## START
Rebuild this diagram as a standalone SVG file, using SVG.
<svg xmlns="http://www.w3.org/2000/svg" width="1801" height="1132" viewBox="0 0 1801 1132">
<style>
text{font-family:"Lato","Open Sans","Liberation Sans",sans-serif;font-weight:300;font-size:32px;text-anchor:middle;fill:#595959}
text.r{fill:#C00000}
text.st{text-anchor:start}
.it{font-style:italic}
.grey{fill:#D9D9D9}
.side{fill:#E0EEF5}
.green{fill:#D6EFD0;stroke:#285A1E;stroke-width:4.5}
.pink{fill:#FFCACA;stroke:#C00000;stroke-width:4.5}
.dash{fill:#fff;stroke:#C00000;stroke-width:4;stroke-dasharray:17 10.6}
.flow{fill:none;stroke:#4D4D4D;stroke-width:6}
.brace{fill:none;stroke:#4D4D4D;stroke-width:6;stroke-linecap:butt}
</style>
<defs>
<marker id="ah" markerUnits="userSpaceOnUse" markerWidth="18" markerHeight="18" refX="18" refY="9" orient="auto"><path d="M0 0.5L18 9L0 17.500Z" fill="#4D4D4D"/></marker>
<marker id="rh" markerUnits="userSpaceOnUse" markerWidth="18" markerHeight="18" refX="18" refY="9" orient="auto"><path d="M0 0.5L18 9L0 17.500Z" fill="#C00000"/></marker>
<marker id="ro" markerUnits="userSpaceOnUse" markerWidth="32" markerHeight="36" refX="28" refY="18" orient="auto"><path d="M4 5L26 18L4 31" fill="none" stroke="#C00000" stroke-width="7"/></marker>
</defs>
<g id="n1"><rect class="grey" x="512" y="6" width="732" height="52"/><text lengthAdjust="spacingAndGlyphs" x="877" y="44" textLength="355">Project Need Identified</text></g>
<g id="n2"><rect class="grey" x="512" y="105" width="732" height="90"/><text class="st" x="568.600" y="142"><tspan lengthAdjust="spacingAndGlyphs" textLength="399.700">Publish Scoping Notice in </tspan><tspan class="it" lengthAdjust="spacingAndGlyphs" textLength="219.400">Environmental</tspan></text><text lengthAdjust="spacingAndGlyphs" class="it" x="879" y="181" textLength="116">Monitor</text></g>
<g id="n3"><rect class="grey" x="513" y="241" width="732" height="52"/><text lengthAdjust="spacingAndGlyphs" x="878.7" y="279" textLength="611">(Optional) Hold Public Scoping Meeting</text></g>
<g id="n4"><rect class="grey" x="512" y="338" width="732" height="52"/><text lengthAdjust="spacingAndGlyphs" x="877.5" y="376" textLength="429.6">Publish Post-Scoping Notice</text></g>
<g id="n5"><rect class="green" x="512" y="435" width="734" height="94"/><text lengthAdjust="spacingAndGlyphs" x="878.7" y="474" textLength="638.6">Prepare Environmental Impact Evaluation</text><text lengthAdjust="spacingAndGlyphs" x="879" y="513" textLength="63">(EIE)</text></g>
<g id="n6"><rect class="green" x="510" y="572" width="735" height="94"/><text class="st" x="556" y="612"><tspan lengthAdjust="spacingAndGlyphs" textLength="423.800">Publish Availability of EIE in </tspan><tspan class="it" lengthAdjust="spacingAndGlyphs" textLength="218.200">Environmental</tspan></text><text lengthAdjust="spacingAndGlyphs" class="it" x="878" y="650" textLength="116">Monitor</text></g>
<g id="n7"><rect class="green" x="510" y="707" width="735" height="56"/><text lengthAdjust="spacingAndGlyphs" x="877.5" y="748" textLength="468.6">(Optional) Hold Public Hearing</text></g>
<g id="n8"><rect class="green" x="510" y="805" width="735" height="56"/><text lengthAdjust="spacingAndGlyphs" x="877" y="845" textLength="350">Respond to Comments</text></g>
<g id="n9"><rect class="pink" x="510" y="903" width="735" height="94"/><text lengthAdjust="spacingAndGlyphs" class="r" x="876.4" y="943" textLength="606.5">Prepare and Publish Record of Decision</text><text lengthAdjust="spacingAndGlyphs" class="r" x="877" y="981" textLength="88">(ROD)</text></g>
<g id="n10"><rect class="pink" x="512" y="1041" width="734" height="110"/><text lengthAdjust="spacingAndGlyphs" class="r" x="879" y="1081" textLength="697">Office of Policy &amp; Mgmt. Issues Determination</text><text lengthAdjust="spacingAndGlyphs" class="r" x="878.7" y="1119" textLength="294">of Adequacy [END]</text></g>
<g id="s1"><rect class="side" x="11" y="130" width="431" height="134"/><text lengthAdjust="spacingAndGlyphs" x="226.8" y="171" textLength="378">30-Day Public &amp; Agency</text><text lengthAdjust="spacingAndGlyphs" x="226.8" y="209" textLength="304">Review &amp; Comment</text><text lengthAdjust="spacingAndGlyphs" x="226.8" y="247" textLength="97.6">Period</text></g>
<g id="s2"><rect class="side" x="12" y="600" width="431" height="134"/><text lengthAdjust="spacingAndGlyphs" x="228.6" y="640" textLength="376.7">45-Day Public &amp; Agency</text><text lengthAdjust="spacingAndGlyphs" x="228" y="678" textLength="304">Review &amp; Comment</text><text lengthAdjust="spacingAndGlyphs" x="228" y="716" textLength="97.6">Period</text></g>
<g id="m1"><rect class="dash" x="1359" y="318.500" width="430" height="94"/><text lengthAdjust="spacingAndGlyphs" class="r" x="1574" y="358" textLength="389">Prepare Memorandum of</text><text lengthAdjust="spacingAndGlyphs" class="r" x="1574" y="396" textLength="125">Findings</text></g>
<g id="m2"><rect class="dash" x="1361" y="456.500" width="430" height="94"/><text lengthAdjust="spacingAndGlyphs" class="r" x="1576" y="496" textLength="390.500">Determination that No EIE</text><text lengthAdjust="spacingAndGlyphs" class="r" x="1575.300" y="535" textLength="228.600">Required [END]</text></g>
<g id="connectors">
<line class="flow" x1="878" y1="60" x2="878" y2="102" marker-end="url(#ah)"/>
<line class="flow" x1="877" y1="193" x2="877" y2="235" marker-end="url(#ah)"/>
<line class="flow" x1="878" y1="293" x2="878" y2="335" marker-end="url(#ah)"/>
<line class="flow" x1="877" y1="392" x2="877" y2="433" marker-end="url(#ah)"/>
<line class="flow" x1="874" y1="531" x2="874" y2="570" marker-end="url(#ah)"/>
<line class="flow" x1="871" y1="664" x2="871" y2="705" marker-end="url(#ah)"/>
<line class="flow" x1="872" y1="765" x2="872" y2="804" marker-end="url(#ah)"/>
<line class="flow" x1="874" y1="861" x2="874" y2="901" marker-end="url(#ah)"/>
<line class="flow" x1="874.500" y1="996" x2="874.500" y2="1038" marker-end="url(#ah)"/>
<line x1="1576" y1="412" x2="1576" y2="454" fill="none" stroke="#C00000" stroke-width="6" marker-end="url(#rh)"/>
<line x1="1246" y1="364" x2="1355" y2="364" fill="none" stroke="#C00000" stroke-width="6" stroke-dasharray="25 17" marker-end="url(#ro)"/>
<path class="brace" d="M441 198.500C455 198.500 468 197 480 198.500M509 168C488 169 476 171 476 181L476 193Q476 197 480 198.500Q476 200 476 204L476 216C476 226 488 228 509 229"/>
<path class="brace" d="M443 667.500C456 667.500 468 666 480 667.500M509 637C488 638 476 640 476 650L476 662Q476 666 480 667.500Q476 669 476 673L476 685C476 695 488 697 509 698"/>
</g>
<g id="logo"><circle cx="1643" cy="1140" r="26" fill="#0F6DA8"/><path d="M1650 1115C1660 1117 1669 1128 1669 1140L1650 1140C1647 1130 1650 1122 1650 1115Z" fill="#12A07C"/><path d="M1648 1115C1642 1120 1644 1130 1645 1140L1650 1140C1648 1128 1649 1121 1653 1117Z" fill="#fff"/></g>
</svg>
## END
## JOB
Return every line exactly.

## CORRECT OUTPUT
Rebuild this diagram as a standalone SVG file, using SVG.
<svg xmlns="http://www.w3.org/2000/svg" width="1801" height="1132" viewBox="0 0 1801 1132">
<style>
text{font-family:"Lato","Open Sans","Liberation Sans",sans-serif;font-weight:300;font-size:32px;text-anchor:middle;fill:#595959}
text.r{fill:#C00000}
text.st{text-anchor:start}
.it{font-style:italic}
.grey{fill:#D9D9D9}
.side{fill:#E0EEF5}
.green{fill:#D6EFD0;stroke:#285A1E;stroke-width:4.5}
.pink{fill:#FFCACA;stroke:#C00000;stroke-width:4.5}
.dash{fill:#fff;stroke:#C00000;stroke-width:4;stroke-dasharray:17 10.6}
.flow{fill:none;stroke:#4D4D4D;stroke-width:6}
.brace{fill:none;stroke:#4D4D4D;stroke-width:6;stroke-linecap:butt}
</style>
<defs>
<marker id="ah" markerUnits="userSpaceOnUse" markerWidth="18" markerHeight="18" refX="18" refY="9" orient="auto"><path d="M0 0.5L18 9L0 17.500Z" fill="#4D4D4D"/></marker>
<marker id="rh" markerUnits="userSpaceOnUse" markerWidth="18" markerHeight="18" refX="18" refY="9" orient="auto"><path d="M0 0.5L18 9L0 17.500Z" fill="#C00000"/></marker>
<marker id="ro" markerUnits="userSpaceOnUse" markerWidth="32" markerHeight="36" refX="28" refY="18" orient="auto"><path d="M4 5L26 18L4 31" fill="none" stroke="#C00000" stroke-width="7"/></marker>
</defs>
<g id="n1"><rect class="grey" x="512" y="6" width="732" height="52"/><text lengthAdjust="spacingAndGlyphs" x="877" y="44" textLength="355">Project Need Identified</text></g>
<g id="n2"><rect class="grey" x="512" y="105" width="732" height="90"/><text class="st" x="568.600" y="142"><tspan lengthAdjust="spacingAndGlyphs" textLength="399.700">Publish Scoping Notice in </tspan><tspan class="it" lengthAdjust="spacingAndGlyphs" textLength="219.400">Environmental</tspan></text><text lengthAdjust="spacingAndGlyphs" class="it" x="879" y="181" textLength="116">Monitor</text></g>
<g id="n3"><rect class="grey" x="513" y="241" width="732" height="52"/><text lengthAdjust="spacingAndGlyphs" x="878.7" y="279" textLength="611">(Optional) Hold Public Scoping Meeting</text></g>
<g id="n4"><rect class="grey" x="512" y="338" width="732" height="52"/><text lengthAdjust="spacingAndGlyphs" x="877.5" y="376" textLength="429.6">Publish Post-Scoping Notice</text></g>
<g id="n5"><rect class="green" x="512" y="435" width="734" height="94"/><text lengthAdjust="spacingAndGlyphs" x="878.7" y="474" textLength="638.6">Prepare Environmental Impact Evaluation</text><text lengthAdjust="spacingAndGlyphs" x="879" y="513" textLength="63">(EIE)</text></g>
<g id="n6"><rect class="green" x="510" y="572" width="735" height="94"/><text class="st" x="556" y="612"><tspan lengthAdjust="spacingAndGlyphs" textLength="423.800">Publish Availability of EIE in </tspan><tspan class="it" lengthAdjust="spacingAndGlyphs" textLength="218.200">Environmental</tspan></text><text lengthAdjust="spacingAndGlyphs" class="it" x="878" y="650" textLength="116">Monitor</text></g>
<g id="n7"><rect class="green" x="510" y="707" width="735" height="56"/><text lengthAdjust="spacingAndGlyphs" x="877.5" y="748" textLength="468.6">(Optional) Hold Public Hearing</text></g>
<g id="n8"><rect class="green" x="510" y="805" width="735" height="56"/><text lengthAdjust="spacingAndGlyphs" x="877" y="845" textLength="350">Respond to Comments</text></g>
<g id="n9"><rect class="pink" x="510" y="903" width="735" height="94"/><text lengthAdjust="spacingAndGlyphs" class="r" x="876.4" y="943" textLength="606.5">Prepare and Publish Record of Decision</text><text lengthAdjust="spacingAndGlyphs" class="r" x="877" y="981" textLength="88">(ROD)</text></g>
<g id="n10"><rect class="pink" x="512" y="1041" width="734" height="110"/><text lengthAdjust="spacingAndGlyphs" class="r" x="879" y="1081" textLength="697">Office of Policy &amp; Mgmt. Issues Determination</text><text lengthAdjust="spacingAndGlyphs" class="r" x="878.7" y="1119" textLength="294">of Adequacy [END]</text></g>
<g id="s1"><rect class="side" x="11" y="130" width="431" height="134"/><text lengthAdjust="spacingAndGlyphs" x="226.8" y="171" textLength="378">30-Day Public &amp; Agency</text><text lengthAdjust="spacingAndGlyphs" x="226.8" y="209" textLength="304">Review &amp; Comment</text><text lengthAdjust="spacingAndGlyphs" x="226.8" y="247" textLength="97.6">Period</text></g>
<g id="s2"><rect class="side" x="12" y="600" width="431" height="134"/><text lengthAdjust="spacingAndGlyphs" x="228.6" y="640" textLength="376.7">45-Day Public &amp; Agency</text><text lengthAdjust="spacingAndGlyphs" x="228" y="678" textLength="304">Review &amp; Comment</text><text lengthAdjust="spacingAndGlyphs" x="228" y="716" textLength="97.6">Period</text></g>
<g id="m1"><rect class="dash" x="1359" y="318.500" width="430" height="94"/><text lengthAdjust="spacingAndGlyphs" class="r" x="1574" y="358" textLength="389">Prepare Memorandum of</text><text lengthAdjust="spacingAndGlyphs" class="r" x="1574" y="396" textLength="125">Findings</text></g>
<g id="m2"><rect class="dash" x="1361" y="456.500" width="430" height="94"/><text lengthAdjust="spacingAndGlyphs" class="r" x="1576" y="496" textLength="390.500">Determination that No EIE</text><text lengthAdjust="spacingAndGlyphs" class="r" x="1575.300" y="535" textLength="228.600">Required [END]</text></g>
<g id="connectors">
<line class="flow" x1="878" y1="60" x2="878" y2="102" marker-end="url(#ah)"/>
<line class="flow" x1="877" y1="193" x2="877" y2="235" marker-end="url(#ah)"/>
<line class="flow" x1="878" y1="293" x2="878" y2="335" marker-end="url(#ah)"/>
<line class="flow" x1="877" y1="392" x2="877" y2="433" marker-end="url(#ah)"/>
<line class="flow" x1="874" y1="531" x2="874" y2="570" marker-end="url(#ah)"/>
<line class="flow" x1="871" y1="664" x2="871" y2="705" marker-end="url(#ah)"/>
<line class="flow" x1="872" y1="765" x2="872" y2="804" marker-end="url(#ah)"/>
<line class="flow" x1="874" y1="861" x2="874" y2="901" marker-end="url(#ah)"/>
<line class="flow" x1="874.500" y1="996" x2="874.500" y2="1038" marker-end="url(#ah)"/>
<line x1="1576" y1="412" x2="1576" y2="454" fill="none" stroke="#C00000" stroke-width="6" marker-end="url(#rh)"/>
<line x1="1246" y1="364" x2="1355" y2="364" fill="none" stroke="#C00000" stroke-width="6" stroke-dasharray="25 17" marker-end="url(#ro)"/>
<path class="brace" d="M441 198.500C455 198.500 468 197 480 198.500M509 168C488 169 476 171 476 181L476 193Q476 197 480 198.500Q476 200 476 204L476 216C476 226 488 228 509 229"/>
<path class="brace" d="M443 667.500C456 667.500 468 666 480 667.500M509 637C488 638 476 640 476 650L476 662Q476 666 480 667.500Q476 669 476 673L476 685C476 695 488 697 509 698"/>
</g>
<g id="logo"><circle cx="1643" cy="1140" r="26" fill="#0F6DA8"/><path d="M1650 1115C1660 1117 1669 1128 1669 1140L1650 1140C1647 1130 1650 1122 1650 1115Z" fill="#12A07C"/><path d="M1648 1115C1642 1120 1644 1130 1645 1140L1650 1140C1648 1128 1649 1121 1653 1117Z" fill="#fff"/></g>
</svg>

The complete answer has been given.